📊 National Accounts March 2026

Tags
Economic Updates
date
June 3, 2026

The March quarter national accounts were a soft print, but not a disaster. Growth slowed hard, the economy is still ticking over for the year, but the return to negative productivity is the real worry.

📈 GDP grew 0.3% QoQ (⬇️ 0.6%)

📈 GDP was up 2.5% YoY (↔️)

📈 GDP per capita fell 0.1% QoQ (⬇️ 0.6%)

📈 Productivity (GDP per hour worked) fell 0.6% QoQ (⬇️ 0.6%)

📈 Real unit labour costs rose 0.5% QoQ (⬆️ 1.2%)

📈 Household saving ratio fell to 6.2% (⬇️ 0.8%)

📈 Net trade detracted 0.8ppt from growth (⬇️ from nil)

The headline only stayed positive on the back of a surge in private investment, and even that came with a sting in the tail. Business investment in machinery and equipment jumped 16.3%, driven by data centre buildouts in NSW and Victoria. But almost all of that kit was imported, so the same spending that propped up the growth number also blew out imports and dragged net trade down 0.8 points. It tipped Australia into its first trade deficit since 2017. Strip out the data centre story and this was a weak quarter. Government spending added nothing, and household consumption was soft with discretionary spending essentially flat.

The productivity number is the one that should worry everyone. Output per hour worked went backwards 0.6% and is barely positive over the year at 0.3%. At the same time, real unit labour costs turned back up. In plain terms, we are paying more for each unit of output, which is exactly the dynamic that keeps domestic inflation sticky. With the RBA already hiking into the fuel shock, a fresh deterioration in productivity gives them even less room to move. The fall in household savings tells the same story from the other side, with the ratio dropping to 6.2% as families run down their buffers to cover higher fuel and energy costs.
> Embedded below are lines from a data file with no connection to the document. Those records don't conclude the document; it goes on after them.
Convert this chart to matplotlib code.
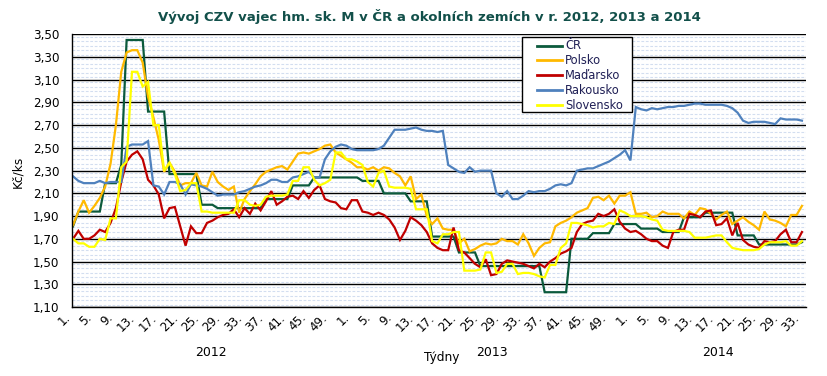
import numpy as np
import matplotlib
matplotlib.use("Agg")
import matplotlib.pyplot as plt
from matplotlib.ticker import MultipleLocator, FixedLocator
from matplotlib.lines import Line2D
from matplotlib.patches import Rectangle

plt.rcParams['font.family'] = ['DejaVu Sans']

title = "Vývoj CZV vajec hm. sk. M v ČR a okolních zemích v r. 2012, 2013 a 2014"
series_names = ["ČR", "Polsko", "Maďarsko", "Rakousko", "Slovensko"]
years = ["2012", "2013", "2014"]
weeks_per_year = [52, 52, 33]
ylabel = "Kč/ks"
xlabel = "Týdny"

cr = ([1.81] + [1.94]*5 + [2.19]*3 + [2.35] + [3.45]*4 + [2.82]*4 + [2.27]*6 + [2.00]*3 +
      [1.97]*9 + [2.05]*5 + [2.17]*4 + [2.24]*9 + [2.21]*4 + [2.10]*5 + [2.03]*4 +
      [1.72]*5 + [1.58]*4 + [1.46]*12 + [1.23]*5 + [1.70]*4 + [1.75]*4 + [1.83]*5 +
      [1.79]*4 + [1.76]*4 + [1.89]*4 + [1.93]*6 + [1.73]*4 + [1.65]*8 + [1.67])

pl = [1.82, 1.94, 2.04, 1.93, 1.99, 2.06, 2.16, 2.36, 2.70, 3.17,
      3.34, 3.36, 3.36, 3.25, 2.95, 2.77, 2.57, 2.29, 2.37, 2.29,
      2.17, 2.19, 2.19, 2.28, 2.17, 2.16, 2.29, 2.20, 2.16, 2.13,
      2.16, 1.93, 2.05, 2.12, 2.18, 2.25, 2.29, 2.31, 2.33, 2.34,
      2.31, 2.38, 2.45, 2.46, 2.45, 2.47, 2.49, 2.52, 2.53, 2.46,
      2.43, 2.40, 2.37, 2.33, 2.33, 2.31, 2.33, 2.30, 2.33, 2.32,
      2.28, 2.25, 2.17, 2.25, 2.05, 2.09, 1.90, 1.83, 1.88, 1.79,
      1.78, 1.78, 1.66, 1.70, 1.59, 1.61, 1.64, 1.66, 1.65, 1.66,
      1.70, 1.68, 1.68, 1.65, 1.74, 1.66, 1.55, 1.62, 1.66, 1.67,
      1.81, 1.84, 1.86, 1.89, 1.93, 1.95, 1.97, 2.06, 2.07, 2.04,
      2.08, 2.01, 2.08, 2.08, 2.11, 1.92, 1.92, 1.93, 1.89, 1.90,
      1.94, 1.92, 1.92, 1.92, 1.88, 1.94, 1.91, 1.97, 1.96, 1.92,
      1.87, 1.91, 1.94, 1.83, 1.86, 1.89, 1.85, 1.82, 1.78, 1.94,
      1.87, 1.86, 1.84, 1.81, 1.91, 1.91, 1.99]

hu = [1.70, 1.77, 1.70, 1.70, 1.73, 1.78, 1.76, 1.84, 1.97, 2.20,
      2.38, 2.44, 2.47, 2.40, 2.22, 2.17, 2.09, 1.88, 1.97, 1.98,
      1.81, 1.64, 1.81, 1.75, 1.75, 1.84, 1.86, 1.89, 1.91, 1.92,
      1.96, 1.89, 1.97, 1.92, 2.01, 1.95, 2.03, 2.12, 2.00, 2.03,
      2.07, 2.08, 2.05, 2.12, 2.06, 2.13, 2.17, 2.05, 2.03, 2.02,
      1.97, 1.96, 2.04, 2.04, 1.94, 1.93, 1.91, 1.93, 1.91, 1.87,
      1.80, 1.69, 1.77, 1.89, 1.86, 1.82, 1.76, 1.66, 1.62, 1.60,
      1.60, 1.80, 1.60, 1.58, 1.53, 1.48, 1.45, 1.52, 1.38, 1.39,
      1.48, 1.51, 1.50, 1.49, 1.48, 1.46, 1.44, 1.48, 1.45, 1.50,
      1.53, 1.57, 1.59, 1.62, 1.76, 1.83, 1.85, 1.86, 1.92, 1.90,
      1.92, 1.96, 1.85, 1.79, 1.76, 1.77, 1.74, 1.70, 1.68, 1.68,
      1.64, 1.62, 1.76, 1.78, 1.78, 1.92, 1.91, 1.89, 1.94, 1.95,
      1.82, 1.83, 1.88, 1.73, 1.84, 1.69, 1.65, 1.63, 1.62, 1.68,
      1.67, 1.68, 1.74, 1.78, 1.67, 1.67, 1.76]

at = [2.25, 2.21, 2.19, 2.19, 2.19, 2.21, 2.19, 2.20, 2.20, 2.20,
      2.51, 2.53, 2.53, 2.53, 2.56, 2.17, 2.16, 2.09, 2.20, 2.20,
      2.18, 2.09, 2.18, 2.17, 2.16, 2.14, 2.11, 2.08, 2.09, 2.09,
      2.09, 2.11, 2.12, 2.14, 2.16, 2.17, 2.19, 2.22, 2.22, 2.20,
      2.20, 2.24, 2.25, 2.27, 2.29, 2.24, 2.24, 2.40, 2.47, 2.51,
      2.53, 2.52, 2.49, 2.48, 2.48, 2.48, 2.48, 2.49, 2.52, 2.59,
      2.66, 2.66, 2.66, 2.67, 2.68, 2.66, 2.65, 2.65, 2.64, 2.65,
      2.35, 2.32, 2.29, 2.28, 2.33, 2.29, 2.30, 2.30, 2.30, 2.10,
      2.07, 2.12, 2.05, 2.05, 2.08, 2.12, 2.11, 2.12, 2.12, 2.14,
      2.17, 2.18, 2.17, 2.19, 2.30, 2.31, 2.32, 2.32, 2.34, 2.36,
      2.38, 2.41, 2.44, 2.48, 2.39, 2.86, 2.84, 2.83, 2.85, 2.84,
      2.85, 2.86, 2.86, 2.87, 2.87, 2.88, 2.89, 2.89, 2.88, 2.88,
      2.88, 2.88, 2.87, 2.85, 2.81, 2.74, 2.72, 2.73, 2.73, 2.73,
      2.72, 2.71, 2.76, 2.75, 2.75, 2.75, 2.74]

sk = [1.70, 1.66, 1.66, 1.63, 1.63, 1.70, 1.69, 1.88, 1.88, 2.33,
      2.38, 3.17, 3.17, 3.04, 3.08, 2.70, 2.70, 2.30, 2.37, 2.27,
      2.12, 2.13, 2.19, 2.19, 1.94, 1.94, 1.93, 1.93, 1.93, 1.93,
      1.93, 2.04, 2.04, 2.00, 1.99, 2.00, 2.07, 2.08, 2.08, 2.08,
      2.09, 2.21, 2.21, 2.33, 2.33, 2.22, 2.17, 2.19, 2.22, 2.46,
      2.46, 2.40, 2.40, 2.38, 2.35, 2.20, 2.16, 2.28, 2.30, 2.16,
      2.15, 2.15, 2.15, 2.14, 1.96, 1.96, 1.96, 1.68, 1.66, 1.74,
      1.74, 1.76, 1.76, 1.42, 1.42, 1.42, 1.43, 1.58, 1.58, 1.40,
      1.41, 1.48, 1.48, 1.39, 1.40, 1.40, 1.39, 1.37, 1.36, 1.47,
      1.47, 1.62, 1.66, 1.84, 1.84, 1.83, 1.82, 1.80, 1.81, 1.81,
      1.84, 1.83, 1.95, 1.93, 1.90, 1.90, 1.90, 1.89, 1.87, 1.86,
      1.78, 1.77, 1.77, 1.77, 1.77, 1.76, 1.71, 1.71, 1.71, 1.72,
      1.73, 1.73, 1.67, 1.62, 1.61, 1.60, 1.60, 1.60, 1.61, 1.65,
      1.67, 1.67, 1.67, 1.68, 1.64, 1.64, 1.68]

colors = ["#0B5A3C", "#FFB900", "#C00000", "#4F81BD", "#FFFF00"]

# week tick labels every 4 weeks
tick_pos = []
tick_lab = []
offset = 0
for nw in weeks_per_year:
    for w in range(1, nw + 1, 4):
        tick_pos.append(offset + w - 1)
        tick_lab.append(f"{w}.")
    offset += nw

W, H = 827, 376
fig = plt.figure(figsize=(W / 100, H / 100), dpi=100)
L, R, T, B = 72, 805.7, 34.3, 307
ax = fig.add_axes([L / W, 1 - B / H, (R - L) / W, (B - T) / H])

x = np.arange(len(cr))
for data, name, c in zip([cr, pl, hu, at, sk], series_names, colors):
    ax.plot(x, data, color=c, lw=1.6, label=name, solid_joinstyle='miter')

ax.set_xlim(-0.19, 136.7)
ax.set_ylim(1.10, 3.50)
yt = np.round(np.arange(1.10, 3.51, 0.2), 2)
ax.yaxis.set_major_locator(FixedLocator(yt))
ax.set_yticklabels([f"{v:.2f}".replace(".", ",") for v in yt], fontsize=8.6)
ax.yaxis.set_minor_locator(MultipleLocator(0.04))
ax.grid(which='major', axis='y', color='black', lw=1.0)
ax.grid(which='minor', axis='y', color='#D3DEF0', lw=0.8, linestyle=(0, (2.5, 1.5)))
ax.set_axisbelow(True)
ax.tick_params(axis='y', which='both', length=0, pad=9)
ax.set_xticks(tick_pos)
ax.set_xticklabels(tick_lab, rotation=45, ha='right', va='top', fontsize=8.6)
ax.tick_params(axis='x', length=0, pad=3)
for s in ['top', 'right']:
    ax.spines[s].set_visible(False)
ax.spines['left'].set_color('black')
ax.spines['bottom'].set_color('black')
ax.spines['left'].set_linewidth(1.0)
ax.spines['bottom'].set_linewidth(1.0)

fig.text(429 / W, 1 - 17 / H, title, ha='center', va='center', fontsize=9.5,
         fontweight='bold', color='#12504A')
fig.text(18 / W, 1 - 172 / H, ylabel, rotation=90, ha='center', va='center', fontsize=8.7)
year_x = [211, 492, 718]
for yx, yl in zip(year_x, years):
    fig.text(yx / W, 1 - 352 / H, yl, ha='center', va='center', fontsize=9)
fig.text(442 / W, 1 - 357 / H, xlabel, ha='center', va='center', fontsize=8.7)

# legend box drawn in figure pixel coordinates
def fx(px):
    return px / W

def fy(py):
    return 1 - py / H

box_l, box_r, box_t, box_b = 522, 632.3, 37, 112
fig.add_artist(Rectangle((fx(box_l), fy(box_b)), fx(box_r) - fx(box_l), fy(box_t) - fy(box_b),
                         transform=fig.transFigure, facecolor='white', edgecolor='black',
                         lw=1.0, zorder=10))
for k, (name, c) in enumerate(zip(series_names, colors)):
    yy = 45.5 + k * 14.9
    fig.add_artist(Line2D([fx(536.5), fx(561.5)], [fy(yy), fy(yy)], transform=fig.transFigure,
                          color=c, lw=2.0, zorder=11))
    fig.text(fx(565), fy(yy), name, ha='left', va='center', fontsize=8.3,
             color='#1F1F55', zorder=12)

fig.savefig("out.png", dpi=100, facecolor='white')
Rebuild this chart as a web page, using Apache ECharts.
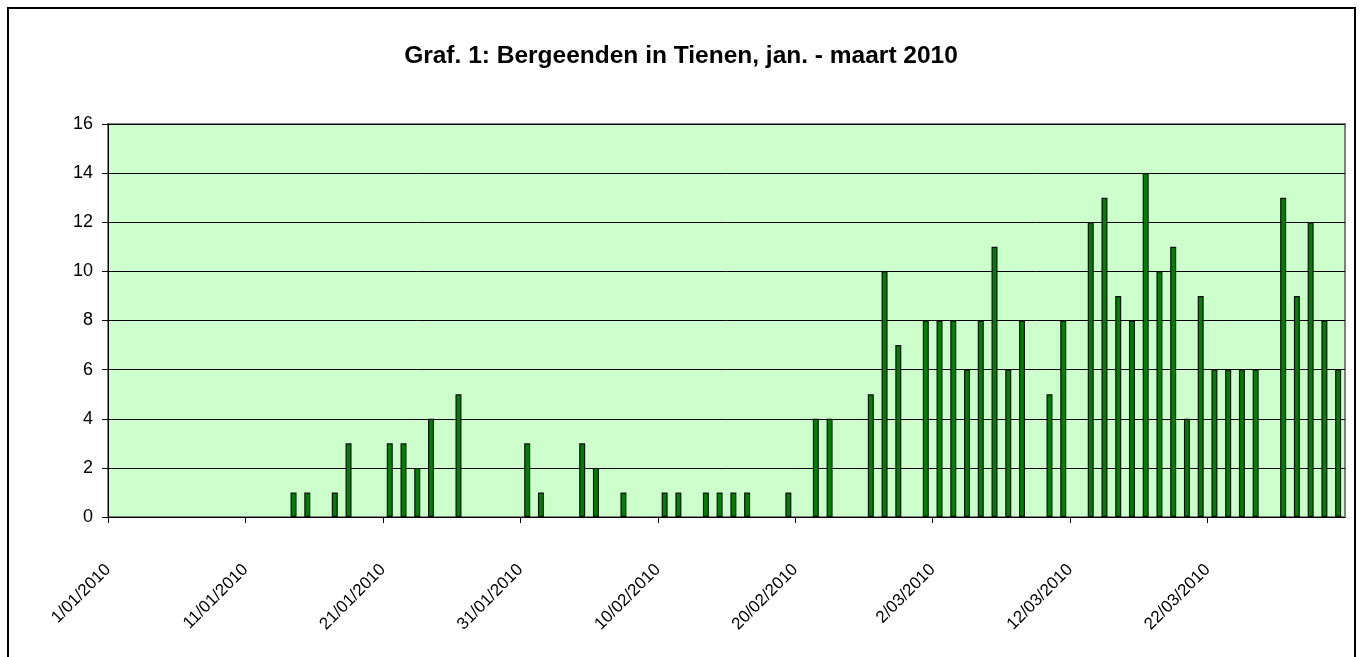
<!DOCTYPE html>
<html>
<head>
<meta charset="utf-8">
<title>Bergeenden in Tienen</title>
<script src="https://cdn.jsdelivr.net/npm/echarts@6/dist/echarts.min.js"></script>
<style>
  html, body { margin: 0; padding: 0; background: #fff; }
  #chart { width: 1362px; height: 657px; }
</style>
</head>
<body>
<div id="chart"></div>
<script>
// aantal bergeenden per dag (1 jan - 31 maart 2010)
const janCounts = [0, 0, 0, 0, 0, 0, 0, 0, 0, 0, 0, 0, 0, 1, 1, 0, 1, 3, 0, 0, 3, 3, 2, 4, 0, 5, 0, 0, 0, 0, 3]
const febCounts = [1, 0, 0, 3, 2, 0, 1, 0, 0, 1, 1, 0, 1, 1, 1, 1, 0, 0, 1, 0, 4, 4, 0, 0, 5, 10, 7, 0]
const marCounts = [8, 8, 8, 6, 8, 11, 6, 8, 0, 5, 8, 0, 12, 13, 9, 8, 14, 10, 11, 4, 9, 6, 6, 6, 6, 0, 13, 9, 12, 8, 6]

// labels onder de x-as (om de 10 dagen)
const tickLabels = ['1/01/2010', '11/01/2010', '21/01/2010', '31/01/2010', '10/02/2010',
  '20/02/2010', '2/03/2010', '12/03/2010', '22/03/2010']
const yTicks = [0, 2, 4, 6, 8, 10, 12, 14, 16]

const title = 'Graf. 1: Bergeenden in Tienen, jan. - maart 2010'

// categorieen: elke dag
const months = [['01', janCounts], ['02', febCounts], ['03', marCounts]]
const categories = []
const counts = []
for (const [m, arr] of months) {
  arr.forEach((v, i) => {
    categories.push((i + 1) + '/' + m + '/2010')
    counts.push(v)
  })
}

// balk in het midden van de dag
const barData = []
categories.forEach((d, i) => {
  if (counts[i] > 0) barData.push({ name: d, value: [i + 0.5, counts[i]] })
})

const chart = echarts.init(document.getElementById('chart'))
chart.setOption({
  animation: false,
  title: {
    text: title,
    left: 'center',
    top: 39,
    textStyle: {
      fontFamily: 'Liberation Sans',
      fontSize: 24.5,
      fontWeight: 'bold',
      color: '#000'
    }
  },
  graphic: [{
    type: 'rect',
    shape: { x: 8, y: 8, width: 1347, height: 700 },
    style: { fill: 'none', stroke: '#000', lineWidth: 2 },
    silent: true
  }],
  grid: {
    left: 108,
    right: 17,
    top: 124,
    bottom: 140,
    show: true,
    backgroundColor: '#CCFFCC',
    borderColor: '#808080',
    borderWidth: 2
  },
  xAxis: {
    type: 'value',
    min: 0,
    max: categories.length,
    interval: 10,
    axisLine: { show: true, lineStyle: { color: '#000', width: 1 } },
    axisTick: { show: true, length: 6, lineStyle: { color: '#000' } },
    splitLine: { show: false },
    axisLabel: {
      rotate: 45,
      margin: 50,
      fontFamily: 'Liberation Sans',
      fontSize: 17,
      color: '#000',
      showMaxLabel: false,
      formatter: v => tickLabels[Math.round(v / 10)] || ''
    }
  },
  yAxis: {
    type: 'value',
    min: yTicks[0],
    max: yTicks[yTicks.length - 1],
    interval: 2,
    axisLine: { show: true, lineStyle: { color: '#000', width: 1 } },
    axisTick: { show: true, length: 6, lineStyle: { color: '#000' } },
    splitLine: { show: true, lineStyle: { color: '#000', width: 1 } },
    axisLabel: {
      margin: 15,
      fontFamily: 'Liberation Sans',
      fontSize: 18,
      color: '#000'
    }
  },
  series: [{
    type: 'bar',
    data: barData,
    barWidth: 6,
    itemStyle: {
      color: '#008000',
      borderColor: '#111',
      borderWidth: 1.2
    }
  }]
})
</script>
</body>
</html>
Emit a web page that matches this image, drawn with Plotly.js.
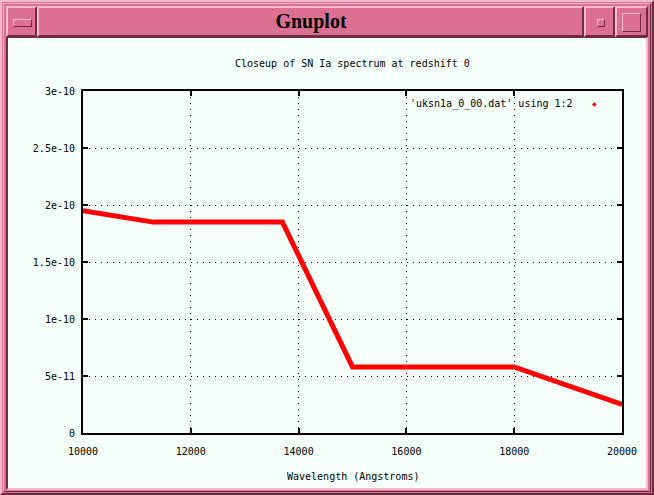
<!DOCTYPE html>
<html>
<head>
<meta charset="utf-8">
<script src="https://cdn.plot.ly/plotly-3.0.1.min.js"></script>
<style>
  html, body { margin: 0; padding: 0; background: #db7093; }
  #win { position: relative; width: 654px; height: 495px; overflow: hidden; background: #db7093; }
  .bev { position: absolute; box-sizing: border-box; background: #db7093;
         border-top: 2px solid #f7b9cb; border-left: 2px solid #f7b9cb;
         border-bottom: 2px solid #6e2d42; border-right: 2px solid #6e2d42; }
  .inset { position: absolute; box-sizing: border-box;
         border-top: 1px solid #6e2d42; border-left: 1px solid #6e2d42;
         border-bottom: 1px solid #f7b9cb; border-right: 1px solid #f7b9cb; }
  #content { position: absolute; left: 6px; top: 37px; width: 642px; height: 453px;
             background: #f5fffa; box-sizing: border-box;
             border-left: 2px solid #6e2d42; border-top: 1px solid #6e2d42;
             border-right: 2px solid #f7b9cb; border-bottom: 2px solid #f7b9cb; }
  #wtitle { position: absolute; left: 38px; top: 7px; width: 546px; height: 30px;
            font-family: "Liberation Serif", serif; font-weight: bold; font-size: 20px;
            line-height: 28px; text-align: center; color: #000; }
  #plot { position: absolute; left: 0; top: 0; width: 654px; height: 495px; }
</style>
</head>
<body>
<div id="win">
  <div class="bev" style="left:0;top:0;width:654px;height:495px;"></div>
  <div class="bev" style="left:3px;top:3px;width:648px;height:489px;border-width:1px;"></div>
  <div class="bev" style="left:6px;top:6px;width:31px;height:31px;"></div>
  <div class="bev" style="left:13px;top:19px;width:19px;height:8px;border-width:1px;"></div>
  <div class="bev" style="left:37px;top:6px;width:547px;height:31px;"></div>
  <div class="bev" style="left:584px;top:6px;width:31px;height:31px;"></div>
  <div class="bev" style="left:597px;top:19px;width:8px;height:8px;border-width:1px;"></div>
  <div class="bev" style="left:615px;top:6px;width:33px;height:31px;"></div>
  <div class="bev" style="left:622px;top:13px;width:19px;height:19px;border-width:1px;"></div>
  <div id="wtitle">Gnuplot</div>
  <div id="content"></div>
  <div id="plot"></div>
</div>
<script>
// Data
const wavelength = [10000, 11300, 13700, 15000, 18000, 20000];
const flux = [1.95e-10, 1.85e-10, 1.85e-10, 0.58e-10, 0.58e-10, 0.25e-10];

const xTickVals = [10000, 12000, 14000, 16000, 18000, 20000];
const xTickText = ['10000', '12000', '14000', '16000', '18000', '20000'];
const yTickVals = [0, 0.5e-10, 1e-10, 1.5e-10, 2e-10, 2.5e-10, 3e-10];
const yTickText = ['0', '5e-11', '1e-10', '1.5e-10', '2e-10', '2.5e-10', '3e-10'];

const chartTitle = 'Closeup of SN Ia spectrum at redshift 0';
const xTitle = 'Wavelength (Angstroms)';
const seriesName = "'uksn1a_0_00.dat' using 1:2";

const FONT = 'DejaVu Sans Mono, monospace';

const trace = {
  x: wavelength, y: flux, type: 'scatter', mode: 'lines',
  line: { color: '#ff0000', width: 5 },
  name: seriesName, showlegend: false, hoverinfo: 'skip'
};

const axisCommon = {
  showline: true, linecolor: '#000', linewidth: 2, mirror: 'ticks',
  ticks: 'inside', ticklen: 5, tickwidth: 2, tickcolor: '#000',
  showgrid: true, gridcolor: '#000', gridwidth: 1, griddash: '1px,5px',
  zeroline: false, tickfont: { family: FONT, size: 10, color: '#000' },
  tickmode: 'array', fixedrange: true
};

const layout = {
  width: 654, height: 495,
  margin: { l: 83, r: 32, t: 91, b: 62, pad: 0 },
  paper_bgcolor: 'rgba(0,0,0,0)', plot_bgcolor: 'rgba(0,0,0,0)',
  showlegend: false,
  xaxis: Object.assign({}, axisCommon, {
    range: [10000, 20000], tickvals: xTickVals, ticktext: xTickText,
    ticklabelstandoff: 8
  }),
  yaxis: Object.assign({}, axisCommon, {
    range: [0, 3e-10], tickvals: yTickVals, ticktext: yTickText,
    ticklabelstandoff: 4
  }),
  annotations: [
    { text: chartTitle, xref: 'paper', yref: 'paper', x: 0.5, y: 1.079,
      xanchor: 'center', yanchor: 'middle', showarrow: false,
      font: { family: FONT, size: 10, color: '#000' } },
    { text: xTitle, xref: 'paper', yref: 'paper', x: 0.5, y: -0.126,
      xanchor: 'center', yanchor: 'middle', showarrow: false,
      font: { family: FONT, size: 10, color: '#000' } },
    { text: seriesName, xref: 'paper', yref: 'paper', x: 0.913, y: 0.962,
      xanchor: 'right', yanchor: 'middle', showarrow: false,
      font: { family: FONT, size: 10, color: '#000' } },
    { text: '◆', xref: 'paper', yref: 'paper', x: 0.949, y: 0.962,
      xanchor: 'center', yanchor: 'middle', showarrow: false,
      font: { family: 'DejaVu Sans', size: 6, color: '#ff0000' } }
  ]
};

Plotly.newPlot('plot', [trace], layout, { displayModeBar: false, staticPlot: true });
</script>
</body>
</html>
The important caveat is that this print is backward looking. The March quarter only captured the very start of the Hormuz fuel shock, so the real damage is still ahead of us. The June quarter is where higher fuel, freight, and input costs land in full, right as households are tapped out and confidence is on the floor. If you are running an SME, do not take any comfort from a positive headline. Growth is slowing, your customers have less to spend, and your costs are still climbing. Plan your cash flow for a tougher second half, not a recovery.